TASK OBJECTIVE :: Once the pictures are set aside, transcribe the remaining data exactly.

RECORDED INFORMATION ::
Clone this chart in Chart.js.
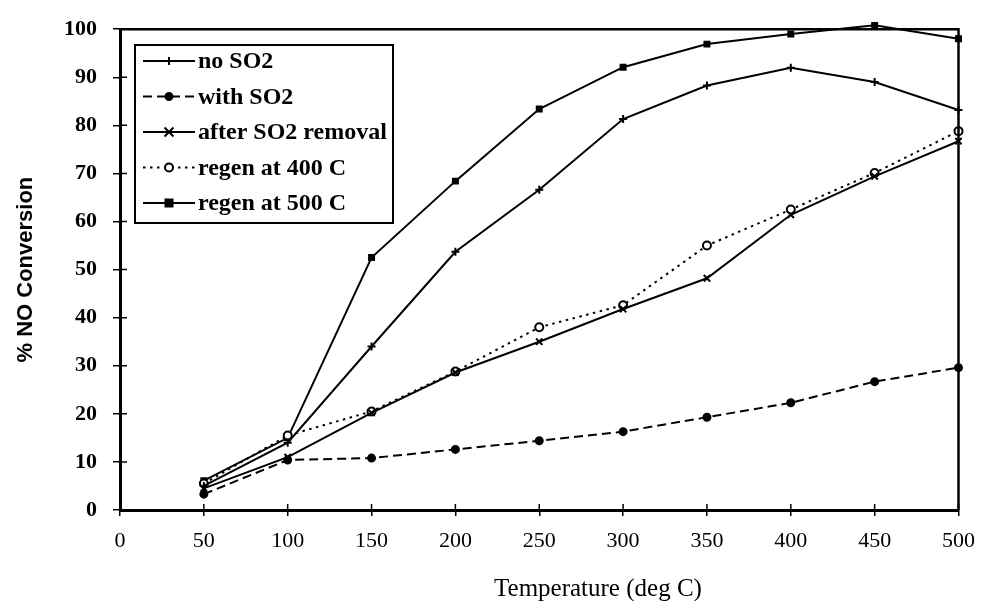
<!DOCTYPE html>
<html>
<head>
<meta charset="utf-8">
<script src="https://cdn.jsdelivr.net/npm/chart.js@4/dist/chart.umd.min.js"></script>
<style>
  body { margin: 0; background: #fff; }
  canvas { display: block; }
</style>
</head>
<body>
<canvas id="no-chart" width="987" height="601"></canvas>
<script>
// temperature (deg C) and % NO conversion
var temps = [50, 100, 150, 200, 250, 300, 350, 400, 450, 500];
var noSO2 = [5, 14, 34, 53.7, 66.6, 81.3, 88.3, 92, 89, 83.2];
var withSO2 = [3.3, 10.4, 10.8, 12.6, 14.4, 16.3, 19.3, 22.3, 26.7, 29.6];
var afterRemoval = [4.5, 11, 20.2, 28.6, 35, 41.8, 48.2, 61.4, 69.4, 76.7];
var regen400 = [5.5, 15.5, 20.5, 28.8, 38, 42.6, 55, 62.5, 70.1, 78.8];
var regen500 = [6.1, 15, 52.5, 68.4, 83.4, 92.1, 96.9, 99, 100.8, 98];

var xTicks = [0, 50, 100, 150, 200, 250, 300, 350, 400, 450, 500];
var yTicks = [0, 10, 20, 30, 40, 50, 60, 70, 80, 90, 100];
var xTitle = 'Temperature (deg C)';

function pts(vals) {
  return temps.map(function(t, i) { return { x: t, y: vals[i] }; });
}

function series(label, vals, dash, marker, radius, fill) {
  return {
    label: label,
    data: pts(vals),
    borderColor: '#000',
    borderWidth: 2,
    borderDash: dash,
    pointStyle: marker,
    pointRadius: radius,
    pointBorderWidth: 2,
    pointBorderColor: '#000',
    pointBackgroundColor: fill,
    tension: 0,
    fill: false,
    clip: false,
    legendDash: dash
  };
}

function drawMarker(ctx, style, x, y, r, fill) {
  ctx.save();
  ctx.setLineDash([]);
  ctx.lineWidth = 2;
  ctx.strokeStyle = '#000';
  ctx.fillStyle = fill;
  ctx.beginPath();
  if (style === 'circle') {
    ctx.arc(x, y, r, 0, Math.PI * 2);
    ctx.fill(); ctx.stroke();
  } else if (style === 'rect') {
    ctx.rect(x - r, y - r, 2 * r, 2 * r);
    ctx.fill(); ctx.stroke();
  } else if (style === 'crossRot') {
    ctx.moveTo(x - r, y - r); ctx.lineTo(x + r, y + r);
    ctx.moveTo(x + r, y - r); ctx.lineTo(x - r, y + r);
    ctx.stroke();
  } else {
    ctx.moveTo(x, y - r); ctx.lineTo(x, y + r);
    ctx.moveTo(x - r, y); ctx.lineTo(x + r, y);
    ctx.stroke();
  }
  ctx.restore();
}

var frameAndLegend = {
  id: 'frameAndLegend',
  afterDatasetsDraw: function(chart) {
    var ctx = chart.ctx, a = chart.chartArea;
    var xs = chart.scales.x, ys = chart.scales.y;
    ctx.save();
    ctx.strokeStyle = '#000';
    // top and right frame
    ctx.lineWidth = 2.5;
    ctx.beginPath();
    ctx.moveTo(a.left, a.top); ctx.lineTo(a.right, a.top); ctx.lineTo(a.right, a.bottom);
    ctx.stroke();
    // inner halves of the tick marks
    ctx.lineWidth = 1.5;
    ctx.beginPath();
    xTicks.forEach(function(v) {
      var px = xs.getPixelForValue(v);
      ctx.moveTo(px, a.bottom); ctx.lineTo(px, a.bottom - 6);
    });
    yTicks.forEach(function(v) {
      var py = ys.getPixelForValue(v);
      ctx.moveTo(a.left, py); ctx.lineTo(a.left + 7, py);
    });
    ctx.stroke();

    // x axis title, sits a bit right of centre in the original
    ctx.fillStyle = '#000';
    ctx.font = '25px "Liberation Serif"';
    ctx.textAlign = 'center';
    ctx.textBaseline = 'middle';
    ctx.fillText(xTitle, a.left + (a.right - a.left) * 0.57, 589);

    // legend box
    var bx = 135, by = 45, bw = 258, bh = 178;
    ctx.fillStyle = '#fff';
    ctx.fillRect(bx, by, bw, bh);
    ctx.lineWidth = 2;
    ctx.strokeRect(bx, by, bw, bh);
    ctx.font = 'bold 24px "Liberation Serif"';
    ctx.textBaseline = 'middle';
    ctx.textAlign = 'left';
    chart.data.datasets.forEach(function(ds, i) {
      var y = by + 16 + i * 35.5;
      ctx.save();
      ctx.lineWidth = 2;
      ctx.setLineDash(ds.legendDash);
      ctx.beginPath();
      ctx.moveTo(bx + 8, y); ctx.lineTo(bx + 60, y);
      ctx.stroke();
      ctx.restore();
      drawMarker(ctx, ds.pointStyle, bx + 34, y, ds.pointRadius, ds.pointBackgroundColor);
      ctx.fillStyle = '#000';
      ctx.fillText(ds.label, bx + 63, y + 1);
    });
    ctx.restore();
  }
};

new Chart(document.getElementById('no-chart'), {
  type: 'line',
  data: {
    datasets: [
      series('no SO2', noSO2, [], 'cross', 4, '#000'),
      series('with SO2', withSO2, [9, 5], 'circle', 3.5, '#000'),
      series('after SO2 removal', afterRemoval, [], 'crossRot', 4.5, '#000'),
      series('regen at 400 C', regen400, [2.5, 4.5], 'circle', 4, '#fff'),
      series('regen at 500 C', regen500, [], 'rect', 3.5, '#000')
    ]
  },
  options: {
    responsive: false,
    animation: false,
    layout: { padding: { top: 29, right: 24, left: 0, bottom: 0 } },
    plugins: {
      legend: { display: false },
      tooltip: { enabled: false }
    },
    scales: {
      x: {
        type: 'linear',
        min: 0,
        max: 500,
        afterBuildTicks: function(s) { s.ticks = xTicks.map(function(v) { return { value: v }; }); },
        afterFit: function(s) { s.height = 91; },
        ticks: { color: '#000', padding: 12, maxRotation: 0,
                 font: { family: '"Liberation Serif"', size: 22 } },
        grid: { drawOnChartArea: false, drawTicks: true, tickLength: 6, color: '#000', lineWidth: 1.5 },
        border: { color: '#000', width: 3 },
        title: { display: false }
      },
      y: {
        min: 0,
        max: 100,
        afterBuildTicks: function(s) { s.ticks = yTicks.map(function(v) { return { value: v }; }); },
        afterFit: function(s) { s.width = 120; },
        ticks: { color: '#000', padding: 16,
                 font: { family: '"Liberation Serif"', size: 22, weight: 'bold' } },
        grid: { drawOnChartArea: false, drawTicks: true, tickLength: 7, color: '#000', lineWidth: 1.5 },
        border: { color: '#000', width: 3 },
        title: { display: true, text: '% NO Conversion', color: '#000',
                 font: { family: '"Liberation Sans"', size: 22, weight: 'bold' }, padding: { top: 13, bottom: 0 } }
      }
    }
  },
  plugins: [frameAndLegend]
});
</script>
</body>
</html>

SOLVED EXERCISE ::
Clone this chart in Chart.js.
<!DOCTYPE html>
<html>
<head>
<meta charset="utf-8">
<script src="https://cdn.jsdelivr.net/npm/chart.js@4/dist/chart.umd.min.js"></script>
<style>
  body { margin: 0; background: #fff; }
  canvas { display: block; }
</style>
</head>
<body>
<canvas id="no-chart" width="987" height="601"></canvas>
<script>
// temperature (deg C) and % NO conversion
var temps = [50, 100, 150, 200, 250, 300, 350, 400, 450, 500];
var noSO2 = [5, 14, 34, 53.7, 66.6, 81.3, 88.3, 92, 89, 83.2];
var withSO2 = [3.3, 10.4, 10.8, 12.6, 14.4, 16.3, 19.3, 22.3, 26.7, 29.6];
var afterRemoval = [4.5, 11, 20.2, 28.6, 35, 41.8, 48.2, 61.4, 69.4, 76.7];
var regen400 = [5.5, 15.5, 20.5, 28.8, 38, 42.6, 55, 62.5, 70.1, 78.8];
var regen500 = [6.1, 15, 52.5, 68.4, 83.4, 92.1, 96.9, 99, 100.8, 98];

var xTicks = [0, 50, 100, 150, 200, 250, 300, 350, 400, 450, 500];
var yTicks = [0, 10, 20, 30, 40, 50, 60, 70, 80, 90, 100];
var xTitle = 'Temperature (deg C)';

function pts(vals) {
  return temps.map(function(t, i) { return { x: t, y: vals[i] }; });
}

function series(label, vals, dash, marker, radius, fill) {
  return {
    label: label,
    data: pts(vals),
    borderColor: '#000',
    borderWidth: 2,
    borderDash: dash,
    pointStyle: marker,
    pointRadius: radius,
    pointBorderWidth: 2,
    pointBorderColor: '#000',
    pointBackgroundColor: fill,
    tension: 0,
    fill: false,
    clip: false,
    legendDash: dash
  };
}

function drawMarker(ctx, style, x, y, r, fill) {
  ctx.save();
  ctx.setLineDash([]);
  ctx.lineWidth = 2;
  ctx.strokeStyle = '#000';
  ctx.fillStyle = fill;
  ctx.beginPath();
  if (style === 'circle') {
    ctx.arc(x, y, r, 0, Math.PI * 2);
    ctx.fill(); ctx.stroke();
  } else if (style === 'rect') {
    ctx.rect(x - r, y - r, 2 * r, 2 * r);
    ctx.fill(); ctx.stroke();
  } else if (style === 'crossRot') {
    ctx.moveTo(x - r, y - r); ctx.lineTo(x + r, y + r);
    ctx.moveTo(x + r, y - r); ctx.lineTo(x - r, y + r);
    ctx.stroke();
  } else {
    ctx.moveTo(x, y - r); ctx.lineTo(x, y + r);
    ctx.moveTo(x - r, y); ctx.lineTo(x + r, y);
    ctx.stroke();
  }
  ctx.restore();
}

var frameAndLegend = {
  id: 'frameAndLegend',
  afterDatasetsDraw: function(chart) {
    var ctx = chart.ctx, a = chart.chartArea;
    var xs = chart.scales.x, ys = chart.scales.y;
    ctx.save();
    ctx.strokeStyle = '#000';
    // top and right frame
    ctx.lineWidth = 2.5;
    ctx.beginPath();
    ctx.moveTo(a.left, a.top); ctx.lineTo(a.right, a.top); ctx.lineTo(a.right, a.bottom);
    ctx.stroke();
    // inner halves of the tick marks
    ctx.lineWidth = 1.5;
    ctx.beginPath();
    xTicks.forEach(function(v) {
      var px = xs.getPixelForValue(v);
      ctx.moveTo(px, a.bottom); ctx.lineTo(px, a.bottom - 6);
    });
    yTicks.forEach(function(v) {
      var py = ys.getPixelForValue(v);
      ctx.moveTo(a.left, py); ctx.lineTo(a.left + 7, py);
    });
    ctx.stroke();

    // x axis title, sits a bit right of centre in the original
    ctx.fillStyle = '#000';
    ctx.font = '25px "Liberation Serif"';
    ctx.textAlign = 'center';
    ctx.textBaseline = 'middle';
    ctx.fillText(xTitle, a.left + (a.right - a.left) * 0.57, 589);

    // legend box
    var bx = 135, by = 45, bw = 258, bh = 178;
    ctx.fillStyle = '#fff';
    ctx.fillRect(bx, by, bw, bh);
    ctx.lineWidth = 2;
    ctx.strokeRect(bx, by, bw, bh);
    ctx.font = 'bold 24px "Liberation Serif"';
    ctx.textBaseline = 'middle';
    ctx.textAlign = 'left';
    chart.data.datasets.forEach(function(ds, i) {
      var y = by + 16 + i * 35.5;
      ctx.save();
      ctx.lineWidth = 2;
      ctx.setLineDash(ds.legendDash);
      ctx.beginPath();
      ctx.moveTo(bx + 8, y); ctx.lineTo(bx + 60, y);
      ctx.stroke();
      ctx.restore();
      drawMarker(ctx, ds.pointStyle, bx + 34, y, ds.pointRadius, ds.pointBackgroundColor);
      ctx.fillStyle = '#000';
      ctx.fillText(ds.label, bx + 63, y + 1);
    });
    ctx.restore();
  }
};

new Chart(document.getElementById('no-chart'), {
  type: 'line',
  data: {
    datasets: [
      series('no SO2', noSO2, [], 'cross', 4, '#000'),
      series('with SO2', withSO2, [9, 5], 'circle', 3.5, '#000'),
      series('after SO2 removal', afterRemoval, [], 'crossRot', 4.5, '#000'),
      series('regen at 400 C', regen400, [2.5, 4.5], 'circle', 4, '#fff'),
      series('regen at 500 C', regen500, [], 'rect', 3.5, '#000')
    ]
  },
  options: {
    responsive: false,
    animation: false,
    layout: { padding: { top: 29, right: 24, left: 0, bottom: 0 } },
    plugins: {
      legend: { display: false },
      tooltip: { enabled: false }
    },
    scales: {
      x: {
        type: 'linear',
        min: 0,
        max: 500,
        afterBuildTicks: function(s) { s.ticks = xTicks.map(function(v) { return { value: v }; }); },
        afterFit: function(s) { s.height = 91; },
        ticks: { color: '#000', padding: 12, maxRotation: 0,
                 font: { family: '"Liberation Serif"', size: 22 } },
        grid: { drawOnChartArea: false, drawTicks: true, tickLength: 6, color: '#000', lineWidth: 1.5 },
        border: { color: '#000', width: 3 },
        title: { display: false }
      },
      y: {
        min: 0,
        max: 100,
        afterBuildTicks: function(s) { s.ticks = yTicks.map(function(v) { return { value: v }; }); },
        afterFit: function(s) { s.width = 120; },
        ticks: { color: '#000', padding: 16,
                 font: { family: '"Liberation Serif"', size: 22, weight: 'bold' } },
        grid: { drawOnChartArea: false, drawTicks: true, tickLength: 7, color: '#000', lineWidth: 1.5 },
        border: { color: '#000', width: 3 },
        title: { display: true, text: '% NO Conversion', color: '#000',
                 font: { family: '"Liberation Sans"', size: 22, weight: 'bold' }, padding: { top: 13, bottom: 0 } }
      }
    }
  },
  plugins: [frameAndLegend]
});
</script>
</body>
</html>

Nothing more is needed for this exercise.